Description of the task:
All lines from the beginning of the listing through the line with "67.5, 42.3, 0];" are to be copied word for word; the pictures are not.

Dataset content:

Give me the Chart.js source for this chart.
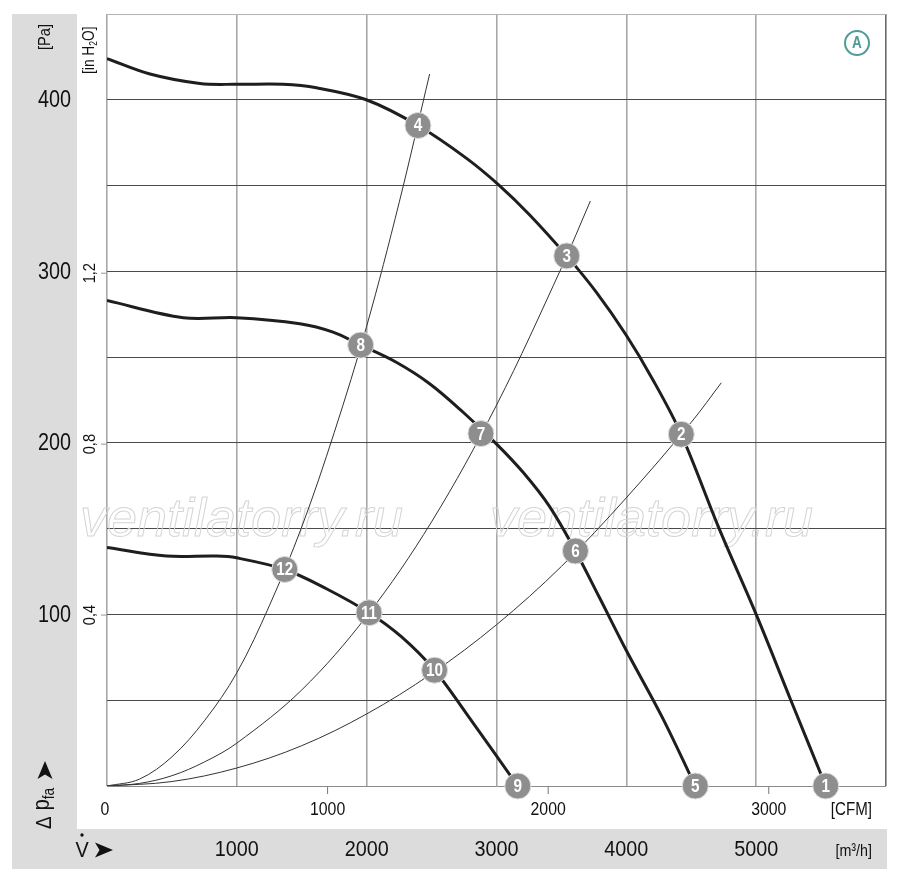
<!DOCTYPE html>
<html>
<head>
<meta charset="utf-8">
<script src="https://cdn.jsdelivr.net/npm/chart.js@4.4.1/dist/chart.umd.min.js"></script>
<style>
  html, body { margin: 0; padding: 0; background: #fff; }
  #wrap { width: 900px; height: 880px; }
</style>
</head>
<body>
<div id="wrap"><canvas id="fanChart" width="900" height="880"></canvas></div>
<script>
// flow in m³/h, pressure in Pa
const curve1Flow = [0, 331, 715, 997, 1356, 1613, 1997, 2395, 2767, 3023, 3254, 3541, 3767, 3997, 4203, 4423, 4715, 5000, 5267, 5536];
const curve1Pa   = [424, 415, 409.5, 409, 409, 407, 400, 385, 366, 350, 333, 309, 288, 263, 237, 205, 150, 100, 50, 0];

const curve2Flow = [0, 587, 997, 1485, 1741, 1954, 2228, 2485, 2741, 2997, 3203, 3408, 3608, 3792, 4000, 4277, 4531];
const curve2Pa   = [283, 273, 273, 269.5, 264.6, 257, 247, 234.5, 218, 199.6, 183, 163, 137, 110, 79, 40, 0];

const curve3Flow = [0, 459, 844, 997, 1369, 1690, 2018, 2267, 2523, 2767, 3164];
const curve3Pa   = [139, 134, 134, 133, 126.2, 115, 101, 87, 67.5, 42.3, 0];

// system curves through the operating points
const sysAFlow = [0, 250, 500, 750, 1000, 1250, 1500, 1750, 2000, 2250, 2485];
const sysAPa   = [0, 4, 17, 38, 66, 105, 151, 206, 268, 340, 415];
const sysBFlow = [0, 250, 500, 750, 1000, 1500, 2000, 2500, 3000, 3500, 3723];
const sysBPa   = [0, 1.5, 6, 14, 25, 56, 99, 154, 222, 302, 341];
const sysCFlow = [0, 500, 1000, 1500, 2000, 2500, 3000, 3500, 4000, 4500, 4731];
const sysCPa   = [0, 2.6, 10.5, 23.5, 42, 65.5, 94, 128, 168, 212, 235];

// numbered operating points
const pointLabels   = ['1', '2', '3', '4', '5', '6', '7', '8', '9', '10', '11', '12'];
const pointFlow     = [5536, 4423, 3541, 2395, 4531, 3608, 2880, 1954, 3164, 2523, 2018, 1369];
const pointPressure = [0, 205, 309, 385, 0, 137, 205.4, 257, 0, 67.5, 101, 126.2];

// axis ticks
const flowTicks   = [1000, 2000, 3000, 4000, 5000];   // m³/h
const cfmTicks    = [0, 1000, 2000, 3000];
const paTicks     = [100, 200, 300, 400];
const inH2oTicks  = [0.4, 0.8, 1.2];
const inH2oLabels = ['0,4', '0,8', '1,2'];

const M3H_PER_CFM = 1.699;
const PA_PER_INH2O = 249.09;
const FONT = '"Liberation Sans", Arimo, Helvetica, sans-serif';

const toXY = (xs, ys) => xs.map((x, i) => ({ x: x, y: ys[i] }));

// condensed-looking text: squeeze a normal face horizontally
function txt(ctx, s, x, y, size, opt) {
  opt = opt || {};
  const sx = opt.sx || 0.86;
  ctx.save();
  ctx.translate(x, y);
  if (opt.rot) ctx.rotate(opt.rot);
  ctx.scale(sx, 1);
  ctx.font = (opt.weight || 'normal') + ' ' + size + 'px ' + FONT;
  ctx.textAlign = opt.align || 'center';
  ctx.textBaseline = opt.base || 'middle';
  ctx.fillStyle = opt.color || '#111';
  ctx.fillText(s, 0, 0);
  const w = ctx.measureText(s).width * sx;
  ctx.restore();
  return w;
}

function arrowHead(ctx, x, y, size, angle) {
  ctx.save();
  ctx.translate(x, y);
  ctx.rotate(angle);
  ctx.beginPath();
  ctx.moveTo(size, 0);
  ctx.lineTo(-size * 0.8, -size * 0.75);
  ctx.lineTo(-size * 0.35, 0);
  ctx.lineTo(-size * 0.8, size * 0.75);
  ctx.closePath();
  ctx.fillStyle = '#111';
  ctx.fill();
  ctx.restore();
}

const decorPlugin = {
  id: 'decor',
  beforeDraw(chart) {
    const ctx = chart.ctx;
    ctx.save();
    ctx.fillStyle = '#fff';
    ctx.fillRect(0, 0, chart.width, chart.height);
    // grey L-shaped label bands
    ctx.fillStyle = '#dcdcdd';
    ctx.fillRect(12, 14, 65, 815);
    ctx.fillRect(12, 829, 875, 40);
    ctx.restore();
  },
  beforeDatasetsDraw(chart) {
    const ctx = chart.ctx;
    ctx.save();
    ctx.font = 'italic 54px "Liberation Sans", Arimo, sans-serif';
    ctx.strokeStyle = '#d4d4d4';
    ctx.lineWidth = 1;
    ctx.textBaseline = 'alphabetic';
    ctx.strokeText('ventilatorry.ru', 80, 536);
    ctx.strokeText('ventilatorry.ru', 490, 536);
    ctx.restore();
  },
  afterDatasetsDraw(chart) {
    const ctx = chart.ctx;
    const meta = chart.getDatasetMeta(0);
    meta.data.forEach((el, i) => {
      txt(ctx, pointLabels[i], el.x, el.y + 1, 18, { weight: 'bold', color: '#fff', sx: 0.85 });
    });
  },
  afterDraw(chart) {
    const ctx = chart.ctx;
    const { x, y, cfm, inh2o } = chart.scales;
    const area = chart.chartArea;
    ctx.save();

    // Pa ticks in the left band
    paTicks.forEach(v => txt(ctx, String(v), 71, y.getPixelForValue(v) + 1, 23, { align: 'right', sx: 0.86 }));

    // in H2O ticks, rotated
    inH2oTicks.forEach((v, i) => {
      const py = inh2o.getPixelForValue(v);
      ctx.strokeStyle = '#999';
      ctx.lineWidth = 1;
      ctx.beginPath();
      ctx.moveTo(area.left - 6, py);
      ctx.lineTo(area.left, py);
      ctx.stroke();
      txt(ctx, inH2oLabels[i], 90, py, 17, { rot: -Math.PI / 2 });
    });

    // [Pa] unit
    txt(ctx, '[Pa]', 45, 37, 17, { rot: -Math.PI / 2 });

    // [in H2O] unit
    ctx.save();
    ctx.translate(90, 74);
    ctx.rotate(-Math.PI / 2);
    let tx = 0;
    tx += txt(ctx, '[in H', tx, 0, 16, { align: 'left' });
    tx += txt(ctx, '2', tx, 4, 10, { align: 'left' });
    txt(ctx, 'O]', tx, 0, 16, { align: 'left' });
    ctx.restore();

    // Δ p_fa with arrow
    ctx.save();
    ctx.translate(45, 829);
    ctx.rotate(-Math.PI / 2);
    let dx = 0;
    dx += txt(ctx, '\u0394', dx, 0, 22, { align: 'left' }) + 6;
    dx += txt(ctx, 'p', dx, -2, 23, { align: 'left' });
    txt(ctx, 'fa', dx, 5, 16, { align: 'left' });
    ctx.restore();
    arrowHead(ctx, 45, 771, 10, -Math.PI / 2);

    // CFM scale under the plot
    cfmTicks.forEach(v => {
      const px = cfm.getPixelForValue(v);
      if (v > 0) {
        ctx.strokeStyle = '#777';
        ctx.lineWidth = 1;
        ctx.beginPath();
        ctx.moveTo(px, area.bottom + 1);
        ctx.lineTo(px, area.bottom + 8);
        ctx.stroke();
      }
      txt(ctx, String(v), px - (v === 0 ? 2 : 0), 810, 18, { sx: 0.88 });
    });
    txt(ctx, '[CFM]', 872, 810, 18, { align: 'right', sx: 0.84 });

    // m³/h scale in the bottom band
    flowTicks.forEach(v => txt(ctx, String(v), x.getPixelForValue(v), 850, 22, { sx: 0.9 }));
    txt(ctx, '[m\u00B3/h]', 872, 851, 17, { align: 'right', sx: 0.84 });

    // V-dot with arrow
    txt(ctx, 'V', 82, 851, 22, { sx: 0.9 });
    ctx.fillStyle = '#111';
    ctx.beginPath();
    ctx.arc(82, 835, 1.7, 0, Math.PI * 2);
    ctx.fill();
    arrowHead(ctx, 103, 850, 10, 0);

    // curve letter badge
    ctx.strokeStyle = '#4f9b97';
    ctx.lineWidth = 2;
    ctx.beginPath();
    ctx.arc(area.right - 29, area.top + 29, 12, 0, Math.PI * 2);
    ctx.stroke();
    txt(ctx, 'A', area.right - 29, area.top + 30, 16, { weight: 'bold', color: '#4f9b97', sx: 0.85 });

    ctx.restore();
  }
};

const fanLine = (xs, ys) => ({
  data: toXY(xs, ys),
  borderColor: '#1e1e1e',
  borderWidth: 3,
  pointRadius: 0,
  showLine: true,
  tension: 0.35,
  order: 1
});
const sysLine = (xs, ys) => ({
  data: toXY(xs, ys),
  borderColor: '#333',
  borderWidth: 1,
  pointRadius: 0,
  showLine: true,
  tension: 0.35,
  order: 2
});

new Chart(document.getElementById('fanChart').getContext('2d'), {
  type: 'scatter',
  data: {
    datasets: [
      {
        data: toXY(pointFlow, pointPressure),
        showLine: false,
        pointRadius: 13,
        pointBackgroundColor: '#8e8e8e',
        pointBorderColor: '#dedede',
        pointBorderWidth: 1,
        clip: false,
        order: 0
      },
      fanLine(curve1Flow, curve1Pa),
      fanLine(curve2Flow, curve2Pa),
      fanLine(curve3Flow, curve3Pa),
      sysLine(sysAFlow, sysAPa),
      sysLine(sysBFlow, sysBPa),
      sysLine(sysCFlow, sysCPa)
    ]
  },
  options: {
    responsive: false,
    devicePixelRatio: 1,
    animation: false,
    layout: { padding: { left: 107, top: 14, right: 14, bottom: 94 } },
    plugins: { legend: { display: false }, tooltip: { enabled: false } },
    scales: {
      x: {
        type: 'linear', min: 0, max: 6000,
        ticks: { display: false, stepSize: 1000 },
        grid: {
          drawTicks: false,
          lineWidth: 1.6,
          color: c => c.tick.value === 6000 ? '#6a6a6a' : '#a8a8a8'
        },
        border: { display: false },
        afterFit: s => { s.height = 0; }
      },
      y: {
        type: 'linear', min: 0, max: 450,
        ticks: { display: false, stepSize: 50 },
        grid: {
          drawTicks: false,
          lineWidth: 1,
          color: c => c.tick.value === 450 ? '#b4b4b4' : (c.tick.value === 0 ? '#8a8a8a' : '#4a4a4a')
        },
        border: { display: false },
        afterFit: s => { s.width = 0; }
      },
      cfm: { type: 'linear', axis: 'x', position: 'bottom', display: false, min: 0, max: 6000 / M3H_PER_CFM },
      inh2o: { type: 'linear', axis: 'y', position: 'left', display: false, min: 0, max: 450 / PA_PER_INH2O }
    }
  },
  plugins: [decorPlugin]
});
</script>
</body>
</html>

Problem solution:
Give me the Chart.js source for this chart.
<!DOCTYPE html>
<html>
<head>
<meta charset="utf-8">
<script src="https://cdn.jsdelivr.net/npm/chart.js@4.4.1/dist/chart.umd.min.js"></script>
<style>
  html, body { margin: 0; padding: 0; background: #fff; }
  #wrap { width: 900px; height: 880px; }
</style>
</head>
<body>
<div id="wrap"><canvas id="fanChart" width="900" height="880"></canvas></div>
<script>
// flow in m³/h, pressure in Pa
const curve1Flow = [0, 331, 715, 997, 1356, 1613, 1997, 2395, 2767, 3023, 3254, 3541, 3767, 3997, 4203, 4423, 4715, 5000, 5267, 5536];
const curve1Pa   = [424, 415, 409.5, 409, 409, 407, 400, 385, 366, 350, 333, 309, 288, 263, 237, 205, 150, 100, 50, 0];

const curve2Flow = [0, 587, 997, 1485, 1741, 1954, 2228, 2485, 2741, 2997, 3203, 3408, 3608, 3792, 4000, 4277, 4531];
const curve2Pa   = [283, 273, 273, 269.5, 264.6, 257, 247, 234.5, 218, 199.6, 183, 163, 137, 110, 79, 40, 0];

const curve3Flow = [0, 459, 844, 997, 1369, 1690, 2018, 2267, 2523, 2767, 3164];
const curve3Pa   = [139, 134, 134, 133, 126.2, 115, 101, 87, 67.5, 42.3, 0];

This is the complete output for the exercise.